Grana Padano is one of Italy’s most historic cheeses. It’s made with raw milk from the Northern Italian production area of the Po River Valley, which takes in the regions of Piedmont, Lombardy, Veneto, some areas of Trento and the province of Piacenza in Emilia Romagna. It achieved PDO (Protected Designation of Origin) in 1996, meaning that it can only be made within the accredited production area following strict traditional methods. As such, it’s an agricultural product – linked inextricably to the terroir, climate and culture of the people that produce it.  

 

Its heritage goes back 1000 years, to when it was first created by ingenuitive Benedictine monks who rustled up the hard cheese as a way of preserving surplus milk – cooking it up in huge cauldrons in their monasteries, which are considered the first dairies. It was known to them as ‘caseus vetus’ in Latin – meaning ‘old cheese’, but soon became known as ‘Grana’ by the Italian people thanks to its grainy texture. 

 

Each wheel of cheese is aged for a minimum of 9 months for a milkier, sweeter cheese, and up to 24 months for a deeper, more concentrated, grainier cheese. 

Celeriac, sage and Grana Padano risotto with crispy leeks and Trofie with watercress and olive pesto and Grana Padano pesto

1 small celeriac (about 500g)

Sea salt 

1 carrot, peeled and chopped 

4 black peppercorns 

Large piece of Grana Padano rind 

1/4 leek, finely sliced (trim reserved and rinsed) 

2 tsp rice flour 

2 tbsp neutral oil (rapeseed or groundnut)

50g butter 

Serves 4

6 sage leaves 

1 medium onion, peeled and finely chopped 

2 sticks celery, peeled and finely chopped 

200g arborio risotto rice 

150ml white vermouth 

100g grated Grana Padano 

 

For the trofie and watercress pesto 

Serves 2 (with extra pesto) 

80g watercress 

15g basil leaves 

60g flaked almonds  

80g Grana Padano 

1 clove garlic, crushed 

2 tbsp water 

Zest of ½ lemon 

Tbsp lemon juice 

80ml extra virgin olive oil 

200g trofie pasta (orecchiette, tagliatelle and cavatelli also work well) 

 

  1. Heat the oven to 180 fan and scatter a couple of handfuls of sea salt over the bottom of a large roasting tray in an even layer.
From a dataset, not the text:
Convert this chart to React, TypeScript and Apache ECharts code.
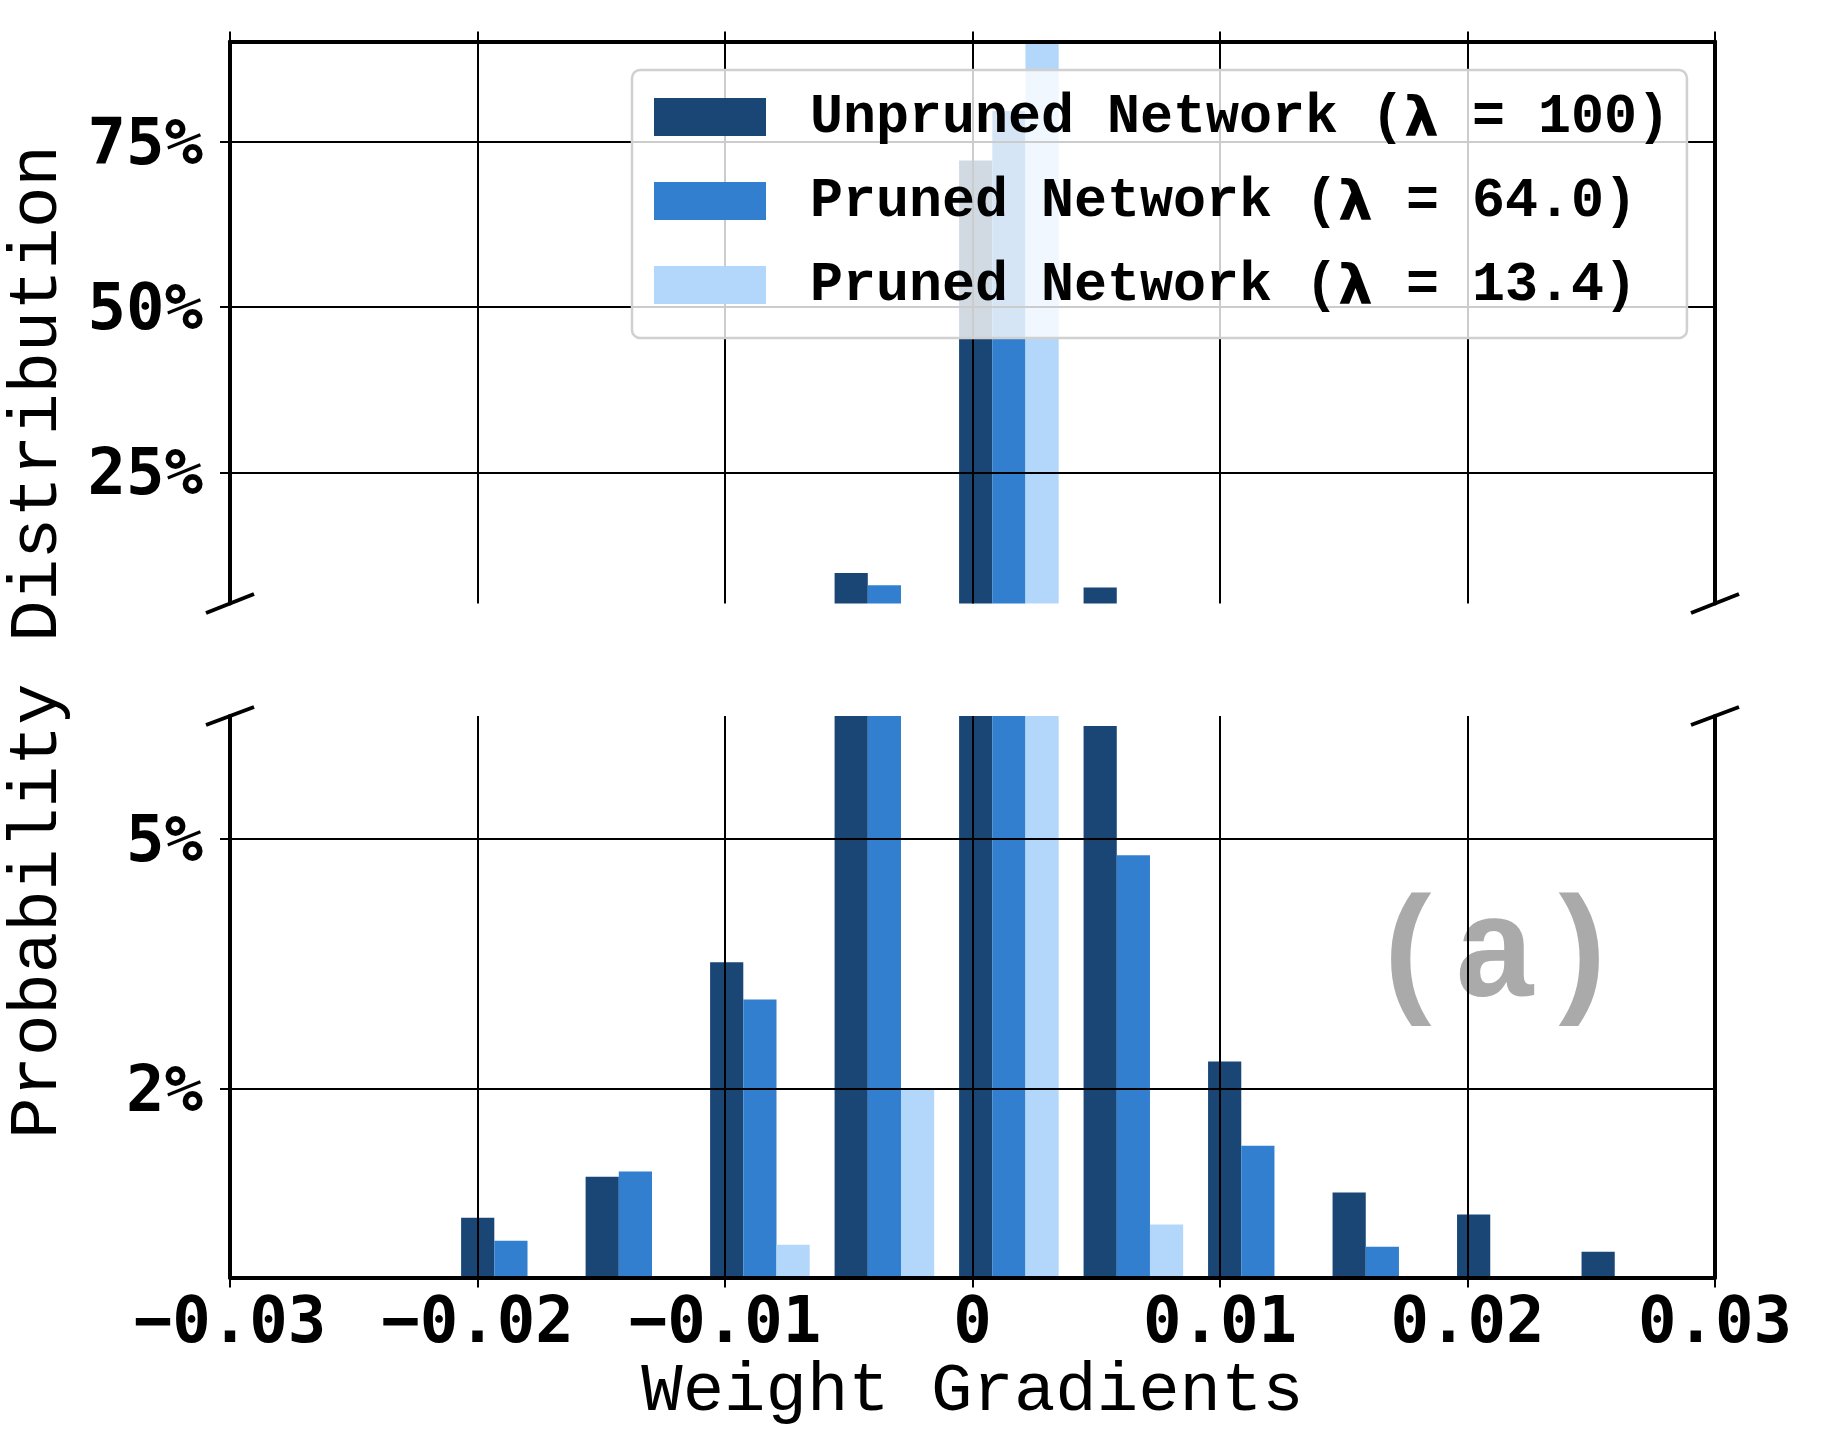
import React, { useEffect, useRef } from 'react';
import * as echarts from 'echarts';

// Histogram bin centres (weight gradient values)
const binCenters = [-0.01865, -0.01362, -0.00859, -0.00356, 0.00147, 0.0065, 0.01153, 0.01656, 0.02159, 0.02662];

const seriesNames = [
  'Unpruned Network (λ = 100)',
  'Pruned Network (λ = 64.0)',
  'Pruned Network (λ = 13.4)',
];

// Probability (%) per bin
const unprunedPct = [1.245, 1.447, 3.18, 9.78, 72.2, 7.57, 2.21, 1.366, 1.26, 1.099];
const pruned64Pct = [1.144, 1.476, 2.773, 7.9, 79.7, 4.71, 1.622, 1.119, null, null];
const pruned13Pct = [null, null, 1.128, 1.99, 91.5, 1.215, null, null, null, null];

const seriesColors = ['#1a4676', '#327fcf', '#b3d7fa'];

const upperTicks = [25, 50, 75];
const lowerTicks = [2, 5];
const upperRange = [5.15, 90.2];
const lowerRange = [1, 7.85];
const xRange = [-0.03, 0.03];
const xStep = 0.01;

export default function App() {
  const ref = useRef<HTMLDivElement>(null);

  useEffect(() => {
    document.body.style.margin = '0';
    if (!ref.current) return;
    const chart = echarts.init(ref.current, null, { renderer: 'svg' });

    const tickFont = {
      fontFamily: 'DejaVu Sans Mono',
      fontWeight: 'bold' as const,
      fontSize: 64,
      color: '#000',
    };
    const spine = { show: true, onZero: false, lineStyle: { color: '#000', width: 4 } };
    const grid = { show: true, lineStyle: { color: '#000', width: 2 } };
    const tick = { show: true, length: 10, inside: false, lineStyle: { color: '#000', width: 2 } };

    const datasets = [unprunedPct, pruned64Pct, pruned13Pct];
    const series: any[] = [];
    [0, 1].forEach((g) => {
      datasets.forEach((vals, i) => {
        series.push({
          type: 'bar',
          name: seriesNames[i],
          xAxisIndex: g,
          yAxisIndex: g === 0 ? 0 : 2,
          data: binCenters.map((x, k) => [x, vals[k] == null ? '-' : vals[k]]),
          barWidth: '26.67%',
          barGap: '0%',
          itemStyle: { color: seriesColors[i] },
          clip: true,
          silent: true,
        });
      });
    });

    const xFormatter = (v: number) => {
      if (Math.abs(v) < 1e-9) return '0';
      return (v < 0 ? '\u2212' : '') + Math.abs(v).toFixed(2);
    };

    const option: any = {
      animation: false,
      backgroundColor: '#fff',
      grid: [
        { left: 230, top: 41.5, width: 1485, height: 562 },
        { left: 230, top: 716, width: 1485, height: 561.5 },
      ],
      xAxis: [
        {
          gridIndex: 0, type: 'value', position: 'top',
          min: xRange[0], max: xRange[1], interval: xStep,
          axisLine: spine, axisTick: tick, axisLabel: { show: false },
          splitLine: grid, z: 3,
        },
        {
          gridIndex: 1, type: 'value', position: 'bottom',
          min: xRange[0], max: xRange[1], interval: xStep,
          axisLine: spine, axisTick: tick,
          axisLabel: { ...tickFont, margin: 10, formatter: xFormatter },
          splitLine: grid, z: 3,
          name: 'Weight Gradients', nameLocation: 'middle', nameGap: 80,
          nameTextStyle: { fontFamily: 'Liberation Mono', fontSize: 69, color: '#000' },
        },
      ],
      yAxis: [
        {
          gridIndex: 0, type: 'value', min: upperRange[0], max: upperRange[1],
          axisLine: spine,
          axisTick: { ...tick, customValues: upperTicks },
          axisLabel: { ...tickFont, margin: 27, customValues: upperTicks, formatter: (v: number) => Math.round(v) + '%' },
          splitLine: grid, z: 3,
        },
        {
          gridIndex: 0, type: 'value', position: 'right', min: 0, max: 1,
          axisLine: spine, axisTick: { show: false }, axisLabel: { show: false }, splitLine: { show: false }, z: 3,
        },
        {
          gridIndex: 1, type: 'log', logBase: 10, min: lowerRange[0], max: lowerRange[1],
          axisLine: spine,
          axisTick: { ...tick, customValues: lowerTicks },
          axisLabel: { ...tickFont, margin: 27, customValues: lowerTicks, formatter: (v: number) => Math.round(v) + '%' },
          splitLine: grid, minorTick: { show: false }, minorSplitLine: { show: false }, z: 3,
        },
        {
          gridIndex: 1, type: 'value', position: 'right', min: 0, max: 1,
          axisLine: spine, axisTick: { show: false }, axisLabel: { show: false }, splitLine: { show: false }, z: 3,
        },
      ],
      legend: {
        data: seriesNames,
        orient: 'vertical',
        left: 632,
        top: 70,
        itemWidth: 112,
        itemHeight: 38,
        itemGap: 29,
        padding: [19.5, 17, 25.5, 22],
        backgroundColor: 'rgba(255,255,255,0.8)',
        borderColor: '#d0d0d0',
        borderWidth: 2.5,
        borderRadius: 8,
        icon: 'rect',
        selectedMode: false,
        z: 10,
        formatter: (n: string) => '{s| }' + n.replace('λ', '{l|λ}'),
        textStyle: {
          fontFamily: 'Liberation Mono',
          fontWeight: 'bold',
          fontSize: 55,
          color: '#000',
          lineHeight: 38,
          rich: {
            s: { width: 39, fontSize: 55, lineHeight: 38 },
            l: { fontFamily: 'DejaVu Sans', fontWeight: 'bold', fontSize: 55, lineHeight: 38, color: '#000' },
          },
        },
      },
      graphic: [
        {
          type: 'text', x: 38, y: 642, rotation: Math.PI / 2, z: 1,
          style: {
            text: 'Probability Distribution', fontFamily: 'Liberation Mono', fontSize: 69,
            fill: '#000', align: 'center', verticalAlign: 'middle', textAlign: 'center', textVerticalAlign: 'middle',
          },
        },
        {
          type: 'text', x: 1495, y: 958, z: 1,
          style: {
            text: '(a)', fontFamily: 'Liberation Mono', fontWeight: 'bold', fontSize: 142,
            fill: '#aaaaaa', align: 'center', verticalAlign: 'middle', textAlign: 'center', textVerticalAlign: 'middle',
          },
        },
        { type: 'line', z: 20, shape: { x1: 206, y1: 613, x2: 254, y2: 594 }, style: { stroke: '#000', lineWidth: 4 } },
        { type: 'line', z: 20, shape: { x1: 206, y1: 725, x2: 254, y2: 707 }, style: { stroke: '#000', lineWidth: 4 } },
        { type: 'line', z: 20, shape: { x1: 1691, y1: 613, x2: 1739, y2: 594 }, style: { stroke: '#000', lineWidth: 4 } },
        { type: 'line', z: 20, shape: { x1: 1691, y1: 725, x2: 1739, y2: 707 }, style: { stroke: '#000', lineWidth: 4 } },
      ],
      series,
    };

    chart.setOption(option);
    return () => chart.dispose();
  }, []);

  return <div ref={ref} style={{ width: 1838, height: 1438 }} />;
}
Cut the gnarly root from your celeriac and then peel it (do not discard the root and peel as you’ll use it for stock), cut it in half, place it cut side down and then cut each half into inch thick wedges. Rinse the peel and root clean of any mud and place it in a pot with a bay leaf, cheese rind, carrot, peppercorns, leek trim and a good pinch of salt. Cover with 800ml cold water and bring to the boil. Skim off any scum, turn the heat down, add a good pinch of sea salt and simmer for at least 45 minutes – this will be your stock for the risotto. Place the celeriac wedges on the salt and roast for 30 minutes on the top shelf of the oven. Remove from the oven, allow to cool and then dust the salt from the wedges and cut into bitesized cubes. Throw any trim into the bubbling stock.
  2. Toss the leeks with the rice flour to coat, then, in a large frying pan, combine them with two tbsp neutral oil. Bring up over a gentle heat and cook for a few minutes, until the leeks are frizzling, crisping and turning golden. As soon as they start to turn, remove from the oil with a fork or slotted spoon and drain on kitchen paper. Season with a pinch of sea salt. Clean the pan to get rid of any residual rice flour, then melt a good knob of butter (about 2 tbsp) over a medium heat. Once melted and foaming, toss in the sage leaves and gently fry, stirring, until the butter is infused and the leaves have crisped, removing them to kitchen towel for garnish. The butter should be starting to brown now. Add the celeriac into the pan and toss to coat in the warm sage butter, basting the veg for a couple of minutes in the brown butter. Add a squeeze of lemon juice in to stop the butter getting too dark, stir and remove from the heat for later. 
  3. Strain your stock and warm over a hob. Melt the remaining butter in a large pan. Fry the onion and celery gently for about 10 minutes over a medium heat, until softened but not coloured. Turn the heat up slightly, slide in the rice and toss with the buttered veg, cooking for a couple of minutes until it’s turning translucent. Pour over the vermouth and cook for a couple of minutes, until it’s mostly absorbed, then start to add in the warm stock, two ladlefuls at a time, simmering and stirring until it’s almost all absorbed, and repeating until all of the stock is absorbed and the rice is plumped and creamy, but still retaining its shape and a tiny bite (though not chalky). 
  4. Stir through the ¾ celeriac and sage butter and ¾ the cheese, stirring until just melted. Season to taste. Divide between warm bowls and top with the crispy leeks and extra celeriac and sage butter. Serve with extra cheese on the side. 

For the trofie and pesto

  1. Wash the watercress and basil, shake dry, then place in a food processor or mini chopper along with the almonds, lemon zest and juice, cheese, garlic and water and blitz to a green paste. Add the olive oil and blitz again until emulsified. Season to taste with salt and pepper. 
  2. In a large pot of well-salted water, cook your pasta until al dente – (for trofie this will take 10 mins), then drain, reserving a cup of pasta water. Return the pasta to the pan with a tbsp pasta water and stir through 4 tbsp of the pesto over a gentle heat. Serve and shower with more Grana Padano.